Lack of time and resources, teachers’ fear of commercialism, impeding educational structures, assessment difficulties, and lack of definitional clarity are some of the challenges practitioners have encountered when trying to infuse entrepreneurship into education.


The Solution
What we mean when we discuss entrepreneurship in education differs significantly.
Some mean that students should be encouraged to start up their own company. This leans on a rather narrow definition of entrepreneurship viewed as starting a business. Others mean that it is not at all about starting new organizations, but that it instead is about making students more creative, opportunity oriented, proactive, and innovative, adhering to a wide definition of entrepreneurship relevant to all walks in life.
Ziel Global takes the stance that a common denominator between these differing approaches is that all students can and should train their ability and willingness to create value for other people. This is at the core of entrepreneurship and is also competence that all citizens increasingly need to have in today’s society, regardless of career choice. Creating new organisations is then viewed as one of many different means for creating value
The Strategy
How to make students more entrepreneurial is probably the most difficult and important question.

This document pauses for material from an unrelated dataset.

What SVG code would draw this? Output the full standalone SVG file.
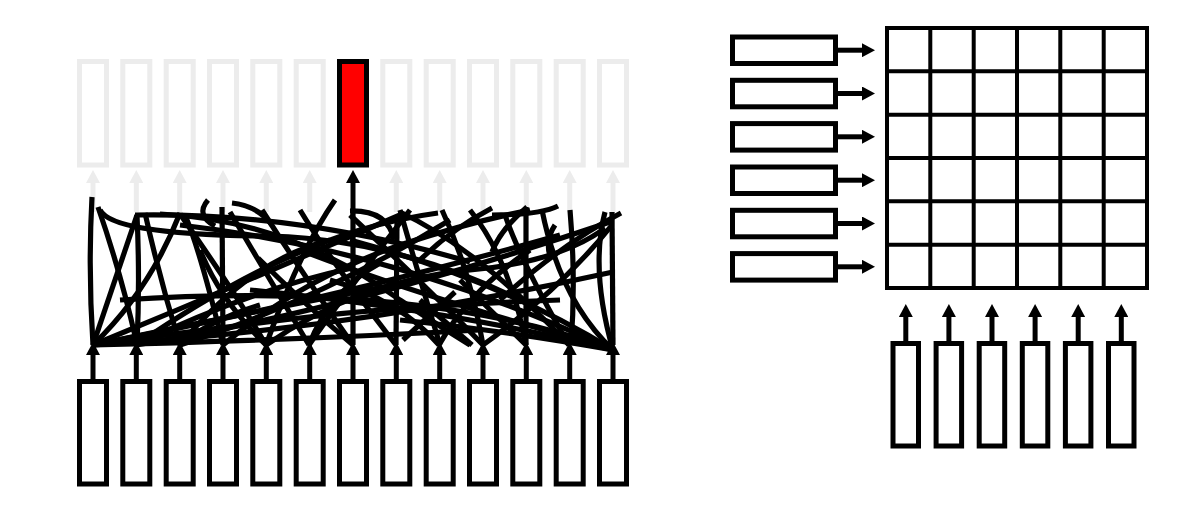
<svg xmlns="http://www.w3.org/2000/svg" width="1198" height="522" viewBox="0 0 1198 522">
<defs>
<marker id="ah" markerWidth="13" markerHeight="14" refX="0" refY="7" orient="auto" markerUnits="userSpaceOnUse"><path d="M0,0 L13,7 L0,14 z" fill="#000"/></marker>
<marker id="ahg" markerWidth="13" markerHeight="14" refX="0" refY="7" orient="auto" markerUnits="userSpaceOnUse"><path d="M0,0 L13,7 L0,14 z" fill="#ececec"/></marker>
</defs>
<style>
.box{fill:#fff;stroke:#000;stroke-width:5}
.gbox{fill:#fff;stroke:#ececec;stroke-width:5}
.red{fill:#ff0000;stroke:#000;stroke-width:5}
.arr{fill:none;stroke:#000;stroke-width:5;marker-end:url(#ah)}
.garr{fill:none;stroke:#ececec;stroke-width:5;marker-end:url(#ahg)}
.t{fill:none;stroke:#000;stroke-width:5.2}
.grid{fill:none;stroke:#000;stroke-width:4}
</style>
<g id="outputs">
<rect class="gbox" x="79.5" y="61.5" width="27" height="103.5"/>
<rect class="gbox" x="122.8" y="61.5" width="27" height="103.5"/>
<rect class="gbox" x="166.2" y="61.5" width="27" height="103.5"/>
<rect class="gbox" x="209.5" y="61.5" width="27" height="103.5"/>
<rect class="gbox" x="252.8" y="61.5" width="27" height="103.5"/>
<rect class="gbox" x="296.2" y="61.5" width="27" height="103.5"/>
<rect class="gbox" x="382.8" y="61.5" width="27" height="103.5"/>
<rect class="gbox" x="426.2" y="61.5" width="27" height="103.5"/>
<rect class="gbox" x="469.5" y="61.5" width="27" height="103.5"/>
<rect class="gbox" x="512.8" y="61.5" width="27" height="103.5"/>
<rect class="gbox" x="556.2" y="61.5" width="27" height="103.5"/>
<rect class="gbox" x="599.5" y="61.5" width="27" height="103.5"/>
</g>
<g id="selected">
<rect class="red" x="339.5" y="61.5" width="27" height="103.5"/>
</g>
<g id="inputs">
<rect class="box" x="79.5" y="381.5" width="27" height="102.5"/>
<rect class="box" x="122.8" y="381.5" width="27" height="102.5"/>
<rect class="box" x="166.2" y="381.5" width="27" height="102.5"/>
<rect class="box" x="209.5" y="381.5" width="27" height="102.5"/>
<rect class="box" x="252.8" y="381.5" width="27" height="102.5"/>
<rect class="box" x="296.2" y="381.5" width="27" height="102.5"/>
<rect class="box" x="339.5" y="381.5" width="27" height="102.5"/>
<rect class="box" x="382.8" y="381.5" width="27" height="102.5"/>
<rect class="box" x="426.2" y="381.5" width="27" height="102.5"/>
<rect class="box" x="469.5" y="381.5" width="27" height="102.5"/>
<rect class="box" x="512.8" y="381.5" width="27" height="102.5"/>
<rect class="box" x="556.2" y="381.5" width="27" height="102.5"/>
<rect class="box" x="599.5" y="381.5" width="27" height="102.5"/>
</g>
<g id="rows">
<rect class="box" x="732.5" y="37" width="103" height="26.5"/>
<rect class="box" x="732.5" y="80.3" width="103" height="26.5"/>
<rect class="box" x="732.5" y="123.6" width="103" height="26.5"/>
<rect class="box" x="732.5" y="167" width="103" height="26.5"/>
<rect class="box" x="732.5" y="210.3" width="103" height="26.5"/>
<rect class="box" x="732.5" y="253.6" width="103" height="26.5"/>
</g>
<g id="cols">
<rect class="box" x="893" y="343.5" width="25.5" height="102.5"/>
<rect class="box" x="936.1" y="343.5" width="25.5" height="102.5"/>
<rect class="box" x="979.2" y="343.5" width="25.5" height="102.5"/>
<rect class="box" x="1022.3" y="343.5" width="25.5" height="102.5"/>
<rect class="box" x="1065.4" y="343.5" width="25.5" height="102.5"/>
<rect class="box" x="1108.5" y="343.5" width="25.5" height="102.5"/>
</g>
<g id="matrix">
<rect class="grid" x="887" y="28" width="260" height="260"/>
<path class="grid" d="M930.3 28V288M973.7 28V288M1017 28V288M1060.3 28V288M1103.7 28V288M887 71.3H1147M887 114.7H1147M887 158H1147M887 201.3H1147M887 244.7H1147"/>
</g>
<g id="connectors">
<path class="garr" d="M93 212V183"/>
<path class="garr" d="M136.3 212V183"/>
<path class="garr" d="M179.7 212V183"/>
<path class="garr" d="M223 212V183"/>
<path class="garr" d="M266.3 212V183"/>
<path class="garr" d="M309.7 212V183"/>
<path class="garr" d="M396.3 212V183"/>
<path class="garr" d="M439.7 212V183"/>
<path class="garr" d="M483 212V183"/>
<path class="garr" d="M526.3 212V183"/>
<path class="garr" d="M569.7 212V183"/>
<path class="garr" d="M613 212V183"/>
<path class="arr" d="M353 212V183"/>
<path class="arr" d="M93 381V355"/>
<path class="arr" d="M136.3 381V355"/>
<path class="arr" d="M179.7 381V355"/>
<path class="arr" d="M223 381V355"/>
<path class="arr" d="M266.3 381V355"/>
<path class="arr" d="M309.7 381V355"/>
<path class="arr" d="M353 381V355"/>
<path class="arr" d="M396.3 381V355"/>
<path class="arr" d="M439.7 381V355"/>
<path class="arr" d="M483 381V355"/>
<path class="arr" d="M526.3 381V355"/>
<path class="arr" d="M569.7 381V355"/>
<path class="arr" d="M613 381V355"/>
<path class="arr" d="M836 50.2H862"/>
<path class="arr" d="M836 93.5H862"/>
<path class="arr" d="M836 136.8H862"/>
<path class="arr" d="M836 180.2H862"/>
<path class="arr" d="M836 223.5H862"/>
<path class="arr" d="M836 266.8H862"/>
<path class="arr" d="M905.8 343V317"/>
<path class="arr" d="M948.9 343V317"/>
<path class="arr" d="M992 343V317"/>
<path class="arr" d="M1035.1 343V317"/>
<path class="arr" d="M1078.2 343V317"/>
<path class="arr" d="M1121.3 343V317"/>
</g>
<g id="tangle">
<path class="t" d="M93 345Q88 270 92 197"/>
<path class="t" d="M136 340Q120 270 98 207"/>
<path class="t" d="M93 345L137 215"/>
<path class="t" d="M137 345Q140 280 137 215"/>
<path class="t" d="M93 345Q150 290 180 213"/>
<path class="t" d="M180 345Q160 280 145 213"/>
<path class="t" d="M93 345Q250 280 400 215"/>
<path class="t" d="M93 345Q330 300 560 235"/>
<path class="t" d="M93 345Q350 330 613 272"/>
<path class="t" d="M93 345Q300 340 480 330"/>
<path class="t" d="M93 345Q260 310 420 280"/>
<path class="t" d="M136 345Q350 310 610 222"/>
<path class="t" d="M136 345Q250 290 352 268"/>
<path class="t" d="M223 345Q200 250 185 215"/>
<path class="t" d="M223 343L222 207"/>
<path class="t" d="M100 210Q112 235 270 236Q400 240 520 300"/>
<path class="t" d="M135 215Q300 212 470 262"/>
<path class="t" d="M160 214Q290 220 400 300Q430 320 470 345"/>
<path class="t" d="M180 214Q240 300 266 345"/>
<path class="t" d="M208 200Q195 215 215 226"/>
<path class="t" d="M232 203Q258 206 272 225"/>
<path class="t" d="M262 210Q300 270 353 345"/>
<path class="t" d="M266 345Q300 250 335 200"/>
<path class="t" d="M353 345L353 210"/>
<path class="t" d="M350 211Q388 210 394 240"/>
<path class="t" d="M309 345Q270 280 230 212"/>
<path class="t" d="M396 345L397 223"/>
<path class="t" d="M440 345Q420 280 400 210"/>
<path class="t" d="M483 345Q470 270 442 210"/>
<path class="t" d="M403 340L455 292"/>
<path class="t" d="M420 300L472 345"/>
<path class="t" d="M526 345Q510 260 470 210"/>
<path class="t" d="M492 208Q450 230 418 262"/>
<path class="t" d="M527 207Q500 230 492 252"/>
<path class="t" d="M526 207L526 345"/>
<path class="t" d="M558 206Q540 215 492 215"/>
<path class="t" d="M570 210Q576 280 571 345"/>
<path class="t" d="M612 212L613 345"/>
<path class="t" d="M613 350Q590 270 605 212"/>
<path class="t" d="M621 213Q560 245 500 300"/>
<path class="t" d="M613 350Q500 280 350 240"/>
<path class="t" d="M613 350Q400 250 180 225"/>
<path class="t" d="M613 350Q450 310 250 290"/>
<path class="t" d="M613 350Q500 330 400 320"/>
<path class="t" d="M613 350Q420 280 120 300"/>
<path class="t" d="M600 345Q430 300 300 250"/>
<path class="t" d="M613 350Q560 300 542 210"/>
<path class="t" d="M569 345Q520 260 505 215"/>
<path class="t" d="M353 345Q300 300 258 258"/>
<path class="t" d="M180 345Q250 260 330 240"/>
<path class="t" d="M266 345Q220 300 200 250"/>
<path class="t" d="M439 345Q470 290 530 250"/>
<path class="t" d="M483 345Q560 290 612 225"/>
<path class="t" d="M309 345Q340 300 410 210"/>
<path class="t" d="M396 345Q330 260 300 210"/>
<path class="t" d="M555 225Q545 240 550 256"/>
<path class="t" d="M180 345Q320 300 450 220"/>
<path class="t" d="M223 345Q300 280 400 245Q470 222 530 210"/>
<path class="t" d="M266 345Q360 280 470 270Q560 262 605 228"/>
<path class="t" d="M309 345Q330 290 382 262"/>
<path class="t" d="M439 345Q400 300 330 280"/>
<path class="t" d="M483 345Q430 290 350 215"/>
<path class="t" d="M526 345Q480 300 460 280"/>
<path class="t" d="M569 345Q480 250 400 212"/>
<path class="t" d="M93 345Q200 330 300 318Q400 306 560 300"/>
<path class="t" d="M136 345Q260 260 360 230Q400 218 438 213"/>
<path class="t" d="M180 345Q210 320 260 305"/>
</g>
</svg>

Ziel Global extensive researcher in industry and academia has led it to firmly believe that the only way to make people more entrepreneurial is by applying a learning-by-doing approach. There is increasing consensus among researchers that letting students work in interdisciplinary teams and interact with people outside school/university is a particularly powerful way to develop entrepreneurial competencies among students. It is for this reason that the entrepreneurship domain contains some of the most valuable and important value creation tools, methods, and processes for early-stage leadership and character development.


The Approach
Develop an Entrepreneurial Mindset
Inquiring Mind, Growth Mindset, Boldness, Tenacity, Opportunity-seeking, Empathy, Problem-solving, Redefining Failure, Optimism, Inventive Mind, and Flexibility.
Nurture an Entrepreneurial Skill Set
Creativity, Teamwork, Idea Generation, Opportunity Analysis, Market Research & Customer Validation, Design Thinking, Prototyping, Business Model Methodology, Pitching, and Public Speaking.